### GIVEN INFORMATION
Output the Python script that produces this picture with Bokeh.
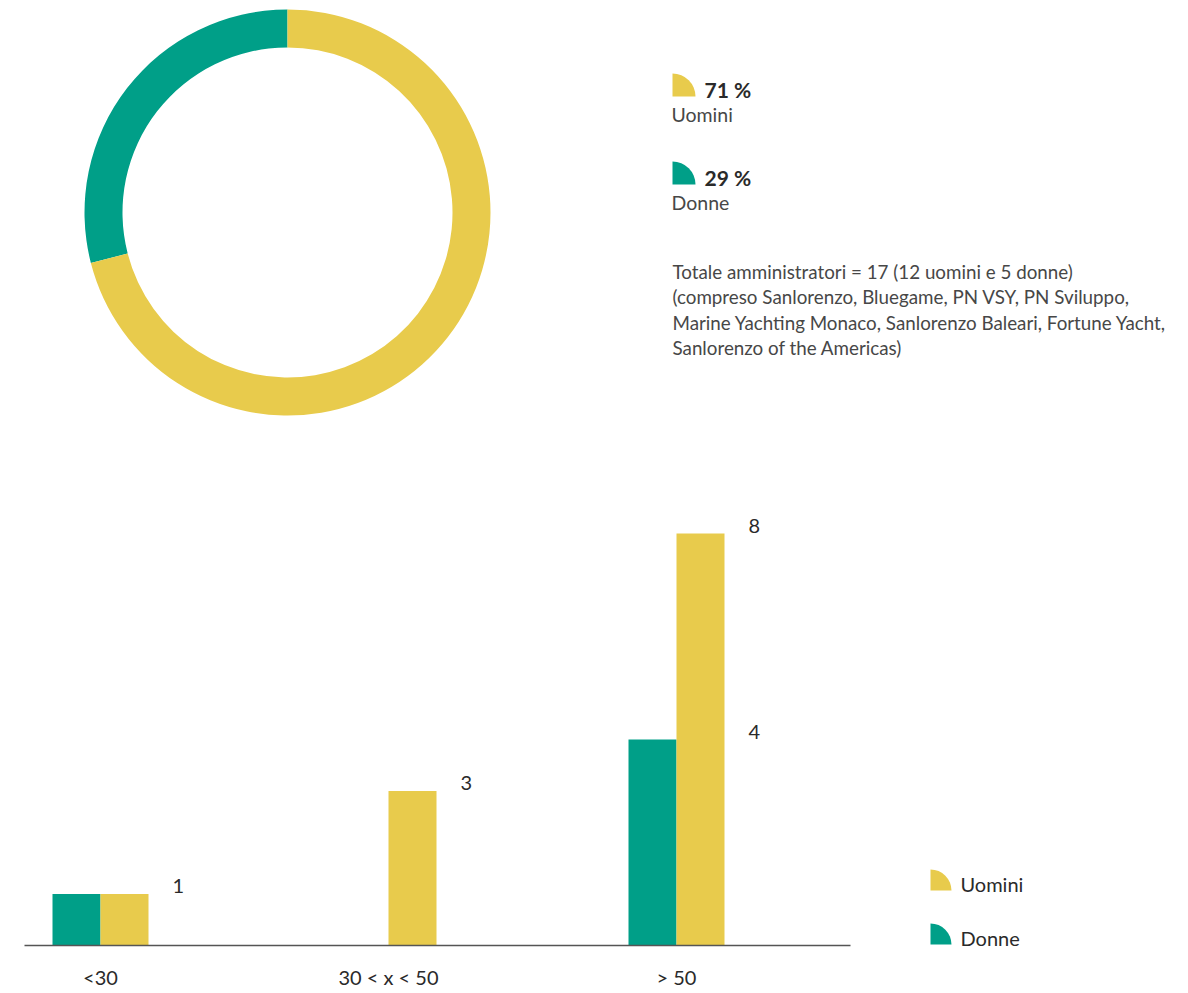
from bokeh.plotting import figure
from bokeh.models import Range1d
from bokeh.layouts import column
from bokeh.embed import file_html
from bokeh.resources import INLINE
from bokeh.core.properties import value
import numpy as np

FONT = "Lato"
YELLOW = "#E8CB4C"
TEAL = "#009F88"
DARK = "#2a2a2a"
GREY = "#474747"

# ---------------- data ----------------
gender_names = ["Uomini", "Donne"]
gender_pct = [71, 29]
gender_colors = [YELLOW, TEAL]

note_lines = [
    "Totale amministratori = 17 (12 uomini e 5 donne)",
    "(compreso Sanlorenzo, Bluegame, PN VSY, PN Sviluppo,",
    "Marine Yachting Monaco, Sanlorenzo Baleari, Fortune Yacht,",
    "Sanlorenzo of the Americas)",
]

age_groups = ["<30", "30 < x < 50", "> 50"]
men = [1, 3, 8]
women = [1, 0, 4]

# ---------------- layout constants (page pixels) ----------------
W = 1188
H_TOP = 455
H_BOT = 993 - H_TOP
CAT_PX = 288.0      # px per category
UNIT_PX = 51.5      # px per unit of value
BAR_PX = 48.0
BASE = 945          # page y of the bar baseline
CAT0 = 100          # page x of first category centre

# ---------------- top: donut ----------------
top = figure(width=W, height=H_TOP, x_range=Range1d(0, W),
             y_range=Range1d(-H_TOP, 0), min_border=0,
             x_axis_location=None, y_axis_location=None,
             output_backend="svg", toolbar_location=None)
top.grid.visible = False
top.outline_line_color = None

# donut: Donne counter-clockwise from top, Uomini the rest
order = [1, 0]
vals = np.array([gender_pct[i] for i in order], dtype=float)
frac = vals / vals.sum()
ends = np.pi / 2 + 2 * np.pi * np.cumsum(frac)
starts = ends - 2 * np.pi * frac
top.annular_wedge(x=287, y=-212, inner_radius=165, outer_radius=203,
                  start_angle=starts, end_angle=ends,
                  color=[gender_colors[i] for i in order], line_color=None)

# top legend
leg_y = [-96, -184]
top.wedge(x=[672, 672], y=leg_y, radius=23, start_angle=0, end_angle=np.pi / 2,
          color=gender_colors, line_color=None)
top.text(x=[704, 704], y=[y + 7 for y in leg_y], text=[f"{v} %" for v in gender_pct],
         text_font=value(FONT), text_font_style="bold", text_font_size="21px",
         text_color=DARK, text_baseline="alphabetic")
top.text(x=[671, 671], y=[y - 18 for y in leg_y], text=gender_names,
         text_font=value(FONT), text_font_size="19.5px",
         text_color=GREY, text_baseline="alphabetic")

# note
top.text(x=[672] * len(note_lines), y=[-271 - 25.3 * i for i in range(len(note_lines))],
         text=note_lines, text_font=value(FONT), text_font_size="18.8px",
         text_color=GREY, text_baseline="alphabetic")

# ---------------- bottom: bars ----------------
bot = figure(width=W, height=H_BOT,
             x_range=Range1d((0 - CAT0) / CAT_PX, (W - CAT0) / CAT_PX),
             y_range=Range1d(-(993 - BASE) / UNIT_PX, (BASE - H_TOP) / UNIT_PX),
             min_border=0, x_axis_location=None, y_axis_location=None,
             output_backend="svg", toolbar_location=None)
bot.grid.visible = False
bot.outline_line_color = None
bot.extra_x_ranges = {"px": Range1d(0, W)}
bot.extra_y_ranges = {"px": Range1d(-993, -H_TOP)}

xi = np.arange(len(age_groups))
off = BAR_PX / 2 / CAT_PX
bot.vbar(x=xi - off, top=women, bottom=0, width=BAR_PX / CAT_PX, color=TEAL, line_color=None)
bot.vbar(x=xi + off, top=men, bottom=0, width=BAR_PX / CAT_PX, color=YELLOW, line_color=None)

# baseline
bot.segment(x0=[24], x1=[850], y0=[-BASE], y1=[-BASE],
            line_color="#555555", line_width=1.5,
            x_range_name="px", y_range_name="px")

# value labels (baseline slightly above the bar top)
lift = 8 / UNIT_PX
lx, ly, lt = [], [], []
for i in range(len(age_groups)):
    lx.append(i + 2 * off + 24 / CAT_PX); ly.append(men[i] + lift); lt.append(str(men[i]))
    if women[i] > 0 and women[i] != men[i]:
        lx.append(i + 2 * off + 24 / CAT_PX); ly.append(women[i] + lift); lt.append(str(women[i]))
bot.text(x=lx, y=ly, text=lt, text_font=value(FONT), text_font_size="20px",
         text_color=DARK, text_baseline="alphabetic", text_align="left")

# category labels (x axis)
bot.text(x=xi, y=[-31 / UNIT_PX] * len(age_groups), text=age_groups,
         text_font=value(FONT), text_font_size="20px", text_color=DARK,
         text_baseline="middle", text_align="center")

# bottom legend
bl_y = [-890, -944]
bot.wedge(x=[930, 930], y=bl_y, radius=21, start_angle=0, end_angle=np.pi / 2,
          color=gender_colors, line_color=None, x_range_name="px", y_range_name="px")
bot.text(x=[960, 960], y=[y + 7 for y in bl_y], text=gender_names,
         text_font=value(FONT), text_font_size="20px", text_color=DARK,
         text_baseline="alphabetic", x_range_name="px", y_range_name="px")

layout = column(top, bot, spacing=0)
open("out.html", "w").write(file_html(layout, INLINE))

### WHAT YOU NEED TO DO
Starting at the top of the listing above, reproduce each line up to and including the one with "first category centre"; omit the pictures.

### THE SOLUTION
Output the Python script that produces this picture with Bokeh.
from bokeh.plotting import figure
from bokeh.models import Range1d
from bokeh.layouts import column
from bokeh.embed import file_html
from bokeh.resources import INLINE
from bokeh.core.properties import value
import numpy as np

FONT = "Lato"
YELLOW = "#E8CB4C"
TEAL = "#009F88"
DARK = "#2a2a2a"
GREY = "#474747"

# ---------------- data ----------------
gender_names = ["Uomini", "Donne"]
gender_pct = [71, 29]
gender_colors = [YELLOW, TEAL]

note_lines = [
    "Totale amministratori = 17 (12 uomini e 5 donne)",
    "(compreso Sanlorenzo, Bluegame, PN VSY, PN Sviluppo,",
    "Marine Yachting Monaco, Sanlorenzo Baleari, Fortune Yacht,",
    "Sanlorenzo of the Americas)",
]

age_groups = ["<30", "30 < x < 50", "> 50"]
men = [1, 3, 8]
women = [1, 0, 4]

# ---------------- layout constants (page pixels) ----------------
W = 1188
H_TOP = 455
H_BOT = 993 - H_TOP
CAT_PX = 288.0      # px per category
UNIT_PX = 51.5      # px per unit of value
BAR_PX = 48.0
BASE = 945          # page y of the bar baseline
CAT0 = 100          # page x of first category centre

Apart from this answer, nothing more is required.